Brief ::
Copy out all the lines exactly. Omit pictures.

## start Rows

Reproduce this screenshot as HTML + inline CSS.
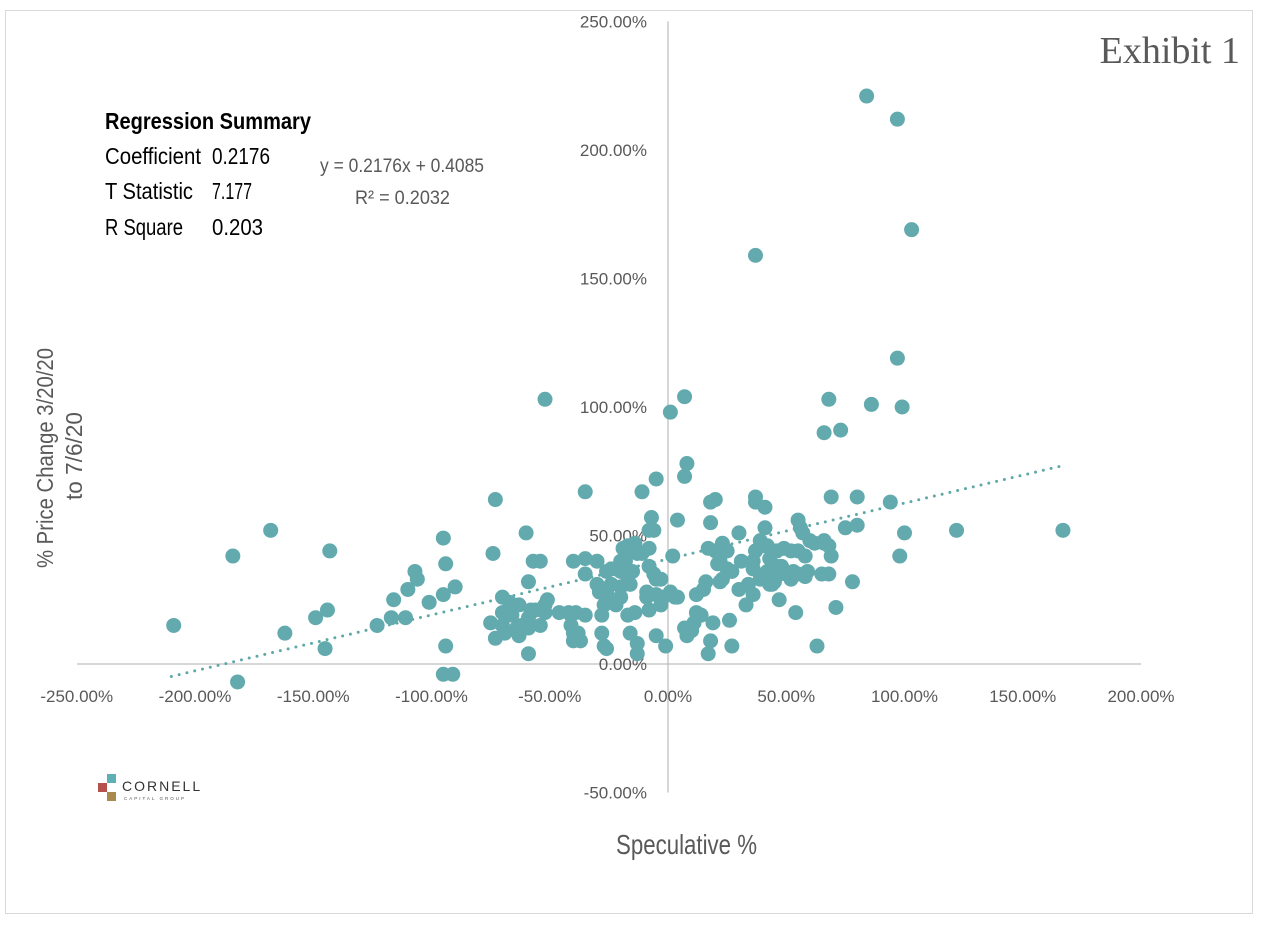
<!DOCTYPE html>
<html><head><meta charset="utf-8">
<style>
html,body{margin:0;padding:0;background:#fff;}
body{width:1261px;height:926px;position:relative;overflow:hidden;font-family:"Liberation Sans Narrow","Liberation Sans",sans-serif;}
svg{position:absolute;left:0;top:0;}
</style></head>
<body>
<svg id="chart" width="1261" height="926">
<rect x="5.5" y="10.5" width="1247" height="903" fill="#fff" stroke="#d9d9d9"/>
<g id="axes"></g>
<g id="ticks" font-size="17" fill="#595959"></g>
<g id="trend"></g>
<g id="points"></g>
<text x="1240" y="63" text-anchor="end" font-family="Liberation Serif, serif" font-size="38" fill="#595959">Exhibit 1</text>
<g font-size="23" fill="#000" lengthAdjust="spacingAndGlyphs">
<text x="105" y="129" font-weight="bold" textLength="206" lengthAdjust="spacingAndGlyphs">Regression Summary</text>
<text x="105" y="164" textLength="96" lengthAdjust="spacingAndGlyphs">Coefficient</text>
<text x="212" y="164" textLength="58" lengthAdjust="spacingAndGlyphs">0.2176</text>
<text x="105" y="199" textLength="88" lengthAdjust="spacingAndGlyphs">T Statistic</text>
<text x="212" y="199" textLength="40" lengthAdjust="spacingAndGlyphs">7.177</text>
<text x="105" y="235" textLength="78" lengthAdjust="spacingAndGlyphs">R Square</text>
<text x="212" y="235" textLength="51" lengthAdjust="spacingAndGlyphs">0.203</text>
</g>
<text x="320" y="172" textLength="164" lengthAdjust="spacingAndGlyphs" font-size="19" fill="#595959">y = 0.2176x + 0.4085</text>
<text x="355" y="204" textLength="95" lengthAdjust="spacingAndGlyphs" font-size="19" fill="#595959">R² = 0.2032</text>
<text transform="translate(53,568) rotate(-90)" textLength="220" lengthAdjust="spacingAndGlyphs" font-size="23" fill="#595959">% Price Change 3/20/20</text>
<text transform="translate(82,500) rotate(-90)" textLength="88" lengthAdjust="spacingAndGlyphs" font-size="23" fill="#595959">to 7/6/20</text>
<text x="616" y="854" textLength="141" lengthAdjust="spacingAndGlyphs" font-size="28" fill="#595959">Speculative %</text>
<g>
<rect x="107" y="774" width="9" height="9" fill="#5fb0b4"/>
<rect x="98" y="783" width="9" height="9" fill="#b5524e"/>
<rect x="107" y="792" width="9" height="9" fill="#a88a4e"/>
<text x="122" y="791" font-family="Liberation Sans, sans-serif" font-size="14" letter-spacing="2" fill="#333">CORNELL</text>
<text x="124" y="800" font-family="Liberation Sans, sans-serif" font-size="4.5" letter-spacing="2" fill="#555">CAPITAL GROUP</text>
</g>
</svg>
<script>
const xTicks=[-250,-200,-150,-100,-50,0,50,100,150,200];
const yTicks=[-50,0,50,100,150,200,250];
const xVals=[84,97,103,37,97,-52,7,1,86,99,68,66,73,8,7,-5,-11,-35,-73,37,37,41,69,80,94,20,18,30,41,55,56,75,80,100,122,167,98,69,78,71,63,27,17,18,10,8,12,-5,-13,-13,-1,-3,3,-8,-14,-17,-27,-26,-37,-40,-40,-39,-42,-46,-52,-52,-59,-60,-54,-57,-40,-30,-20,-19,-18,-6,-8,-11,-13,-14,-17,-18,-22,-26,-30,-29,-26,-24,-20,-16,-17,-20,-24,-15,-8,-5,-6,-9,-9,-5,-2,1,4,-3,2,4,-7,-8,18,17,20,22,23,25,21,25,27,31,36,37,39,40,42,43,46,48,46,49,52,55,57,60,62,58,66,66,68,59,53,52,55,58,47,42,40,41,43,45,39,36,34,36,30,33,44,47,54,50,65,68,23,22,16,15,12,14,11,19,26,7,-209,-184,-168,-162,-149,-145,-144,-143,-123,-117,-116,-111,-110,-107,-106,-101,-95,-95,-94,-90,-94,-95,-91,-182,-74,-75,-73,-70,-70,-67,-66,-70,-69,-64,-63,-61,-59,-58,-56,-51,-59,-62,-59,-54,-63,-41,-41,-38,-35,-28,-28,-27,-16,-20,-22,-25,-22,-35,-35];
const yVals=[221,212,169,159,119,103,104,98,101,100,103,90,91,78,73,72,67,67,64,65,63,61,65,65,63,64,63,51,53,56,53,53,54,51,52,52,42,42,32,22,7,7,4,9,13,11,20,11,8,4,7,23,26,21,20,19,23,6,9,9,12,20,20,20,23,20,32,51,40,40,40,40,40,45,44,52,45,43,43,47,46,40,37,36,31,28,28,31,30,31,34,36,37,36,38,33,35,28,26,27,26,28,26,33,42,56,57,52,55,45,44,40,47,44,39,37,36,40,40,44,48,46,46,41,38,38,44,45,44,44,51,48,47,42,47,48,46,36,36,33,35,34,35,36,34,33,31,32,33,37,31,27,29,23,31,25,20,35,35,35,33,32,32,29,27,19,16,16,17,14,15,42,52,12,18,6,21,44,15,18,25,18,29,36,33,24,27,49,39,30,7,-4,-4,-7,43,16,10,20,26,24,19,15,12,14,11,14,18,21,21,25,4,15,14,15,23,19,15,12,19,19,12,7,12,26,25,24,23,41,35];
const trendSlope=0.2176, trendIntercept=40.85, trendX=[-210,168];
const NS='http://www.w3.org/2000/svg';
const X=v=>668+v*2.365;
const Y=v=>664-v*2.57;
function mk(tag,attrs,parent){const e=document.createElementNS(NS,tag);for(const k in attrs)e.setAttribute(k,attrs[k]);parent.appendChild(e);return e;}
const axes=document.getElementById('axes');
let xl=mk('line',{x1:77,x2:1141,y1:Y(0),y2:Y(0),stroke:'#bfbfbf','stroke-width':1.3},axes);


let yl=mk('line',{x1:X(0),x2:X(0),y1:Y(250),y2:Y(-50),stroke:'#bfbfbf','stroke-width':1.3},axes);


const tg=document.getElementById('ticks');
xTicks.forEach(v=>{const t=mk('text',{x:X(v),y:702,'text-anchor':'middle'},tg);t.textContent=v.toFixed(2)+'%';

});
yTicks.forEach(v=>{const t=mk('text',{x:647,y:Y(v)+6,'text-anchor':'end'},tg);t.textContent=v.toFixed(2)+'%';

});
const tr=document.getElementById('trend');
const tl=mk('line',{x1:X(trendX[0]),y1:Y(trendSlope*trendX[0]+trendIntercept),x2:X(trendX[1]),y2:Y(trendSlope*trendX[1]+trendIntercept),stroke:'#5fa8a8','stroke-width':3,'stroke-dasharray':'0 8','stroke-linecap':'round'},tr);


const pg=document.getElementById('points');
xVals.forEach((x,i)=>{const c=mk('circle',{cx:X(x),cy:Y(yVals[i]),r:7.5,fill:'#62aaad'},pg);

});
</script>
</body></html>
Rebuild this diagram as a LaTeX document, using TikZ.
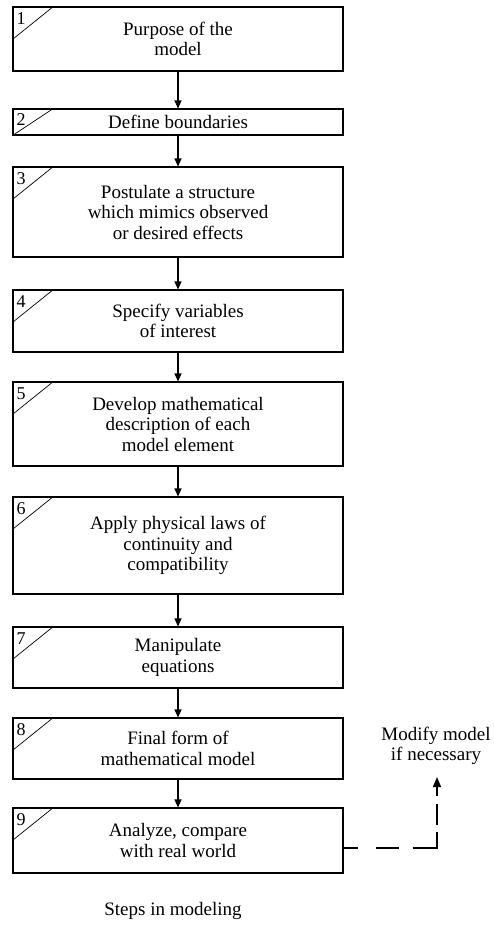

## end Rows

Reply ::
Reproduce this screenshot as HTML + inline CSS.
<!DOCTYPE html>
<html><head><meta charset="utf-8">
<style>
html,body{margin:0;padding:0;background:#fff;}
body{width:1261px;height:926px;position:relative;overflow:hidden;font-family:"Liberation Sans Narrow","Liberation Sans",sans-serif;}
svg{position:absolute;left:0;top:0;}
</style></head>
<body>
<svg id="chart" width="1261" height="926">
<rect x="5.5" y="10.5" width="1247" height="903" fill="#fff" stroke="#d9d9d9"/>
<g id="axes"></g>
<g id="ticks" font-size="17" fill="#595959"></g>
<g id="trend"></g>
<g id="points"></g>
<text x="1240" y="63" text-anchor="end" font-family="Liberation Serif, serif" font-size="38" fill="#595959">Exhibit 1</text>
<g font-size="23" fill="#000" lengthAdjust="spacingAndGlyphs">
<text x="105" y="129" font-weight="bold" textLength="206" lengthAdjust="spacingAndGlyphs">Regression Summary</text>
<text x="105" y="164" textLength="96" lengthAdjust="spacingAndGlyphs">Coefficient</text>
<text x="212" y="164" textLength="58" lengthAdjust="spacingAndGlyphs">0.2176</text>
<text x="105" y="199" textLength="88" lengthAdjust="spacingAndGlyphs">T Statistic</text>
<text x="212" y="199" textLength="40" lengthAdjust="spacingAndGlyphs">7.177</text>
<text x="105" y="235" textLength="78" lengthAdjust="spacingAndGlyphs">R Square</text>
<text x="212" y="235" textLength="51" lengthAdjust="spacingAndGlyphs">0.203</text>
</g>
<text x="320" y="172" textLength="164" lengthAdjust="spacingAndGlyphs" font-size="19" fill="#595959">y = 0.2176x + 0.4085</text>
<text x="355" y="204" textLength="95" lengthAdjust="spacingAndGlyphs" font-size="19" fill="#595959">R² = 0.2032</text>
<text transform="translate(53,568) rotate(-90)" textLength="220" lengthAdjust="spacingAndGlyphs" font-size="23" fill="#595959">% Price Change 3/20/20</text>
<text transform="translate(82,500) rotate(-90)" textLength="88" lengthAdjust="spacingAndGlyphs" font-size="23" fill="#595959">to 7/6/20</text>
<text x="616" y="854" textLength="141" lengthAdjust="spacingAndGlyphs" font-size="28" fill="#595959">Speculative %</text>
<g>
<rect x="107" y="774" width="9" height="9" fill="#5fb0b4"/>
<rect x="98" y="783" width="9" height="9" fill="#b5524e"/>
<rect x="107" y="792" width="9" height="9" fill="#a88a4e"/>
<text x="122" y="791" font-family="Liberation Sans, sans-serif" font-size="14" letter-spacing="2" fill="#333">CORNELL</text>
<text x="124" y="800" font-family="Liberation Sans, sans-serif" font-size="4.5" letter-spacing="2" fill="#555">CAPITAL GROUP</text>
</g>
</svg>
<script>
const xTicks=[-250,-200,-150,-100,-50,0,50,100,150,200];
const yTicks=[-50,0,50,100,150,200,250];
const xVals=[84,97,103,37,97,-52,7,1,86,99,68,66,73,8,7,-5,-11,-35,-73,37,37,41,69,80,94,20,18,30,41,55,56,75,80,100,122,167,98,69,78,71,63,27,17,18,10,8,12,-5,-13,-13,-1,-3,3,-8,-14,-17,-27,-26,-37,-40,-40,-39,-42,-46,-52,-52,-59,-60,-54,-57,-40,-30,-20,-19,-18,-6,-8,-11,-13,-14,-17,-18,-22,-26,-30,-29,-26,-24,-20,-16,-17,-20,-24,-15,-8,-5,-6,-9,-9,-5,-2,1,4,-3,2,4,-7,-8,18,17,20,22,23,25,21,25,27,31,36,37,39,40,42,43,46,48,46,49,52,55,57,60,62,58,66,66,68,59,53,52,55,58,47,42,40,41,43,45,39,36,34,36,30,33,44,47,54,50,65,68,23,22,16,15,12,14,11,19,26,7,-209,-184,-168,-162,-149,-145,-144,-143,-123,-117,-116,-111,-110,-107,-106,-101,-95,-95,-94,-90,-94,-95,-91,-182,-74,-75,-73,-70,-70,-67,-66,-70,-69,-64,-63,-61,-59,-58,-56,-51,-59,-62,-59,-54,-63,-41,-41,-38,-35,-28,-28,-27,-16,-20,-22,-25,-22,-35,-35];
const yVals=[221,212,169,159,119,103,104,98,101,100,103,90,91,78,73,72,67,67,64,65,63,61,65,65,63,64,63,51,53,56,53,53,54,51,52,52,42,42,32,22,7,7,4,9,13,11,20,11,8,4,7,23,26,21,20,19,23,6,9,9,12,20,20,20,23,20,32,51,40,40,40,40,40,45,44,52,45,43,43,47,46,40,37,36,31,28,28,31,30,31,34,36,37,36,38,33,35,28,26,27,26,28,26,33,42,56,57,52,55,45,44,40,47,44,39,37,36,40,40,44,48,46,46,41,38,38,44,45,44,44,51,48,47,42,47,48,46,36,36,33,35,34,35,36,34,33,31,32,33,37,31,27,29,23,31,25,20,35,35,35,33,32,32,29,27,19,16,16,17,14,15,42,52,12,18,6,21,44,15,18,25,18,29,36,33,24,27,49,39,30,7,-4,-4,-7,43,16,10,20,26,24,19,15,12,14,11,14,18,21,21,25,4,15,14,15,23,19,15,12,19,19,12,7,12,26,25,24,23,41,35];
const trendSlope=0.2176, trendIntercept=40.85, trendX=[-210,168];
const NS='http://www.w3.org/2000/svg';
const X=v=>668+v*2.365;
const Y=v=>664-v*2.57;
function mk(tag,attrs,parent){const e=document.createElementNS(NS,tag);for(const k in attrs)e.setAttribute(k,attrs[k]);parent.appendChild(e);return e;}
const axes=document.getElementById('axes');
let xl=mk('line',{x1:77,x2:1141,y1:Y(0),y2:Y(0),stroke:'#bfbfbf','stroke-width':1.3},axes);


let yl=mk('line',{x1:X(0),x2:X(0),y1:Y(250),y2:Y(-50),stroke:'#bfbfbf','stroke-width':1.3},axes);


const tg=document.getElementById('ticks');
xTicks.forEach(v=>{const t=mk('text',{x:X(v),y:702,'text-anchor':'middle'},tg);t.textContent=v.toFixed(2)+'%';

});
yTicks.forEach(v=>{const t=mk('text',{x:647,y:Y(v)+6,'text-anchor':'end'},tg);t.textContent=v.toFixed(2)+'%';

});
const tr=document.getElementById('trend');
const tl=mk('line',{x1:X(trendX[0]),y1:Y(trendSlope*trendX[0]+trendIntercept),x2:X(trendX[1]),y2:Y(trendSlope*trendX[1]+trendIntercept),stroke:'#5fa8a8','stroke-width':3,'stroke-dasharray':'0 8','stroke-linecap':'round'},tr);


const pg=document.getElementById('points');
xVals.forEach((x,i)=>{const c=mk('circle',{cx:X(x),cy:Y(yVals[i]),r:7.5,fill:'#62aaad'},pg);

});
</script>
</body></html>
Rebuild this diagram as a LaTeX document, using TikZ.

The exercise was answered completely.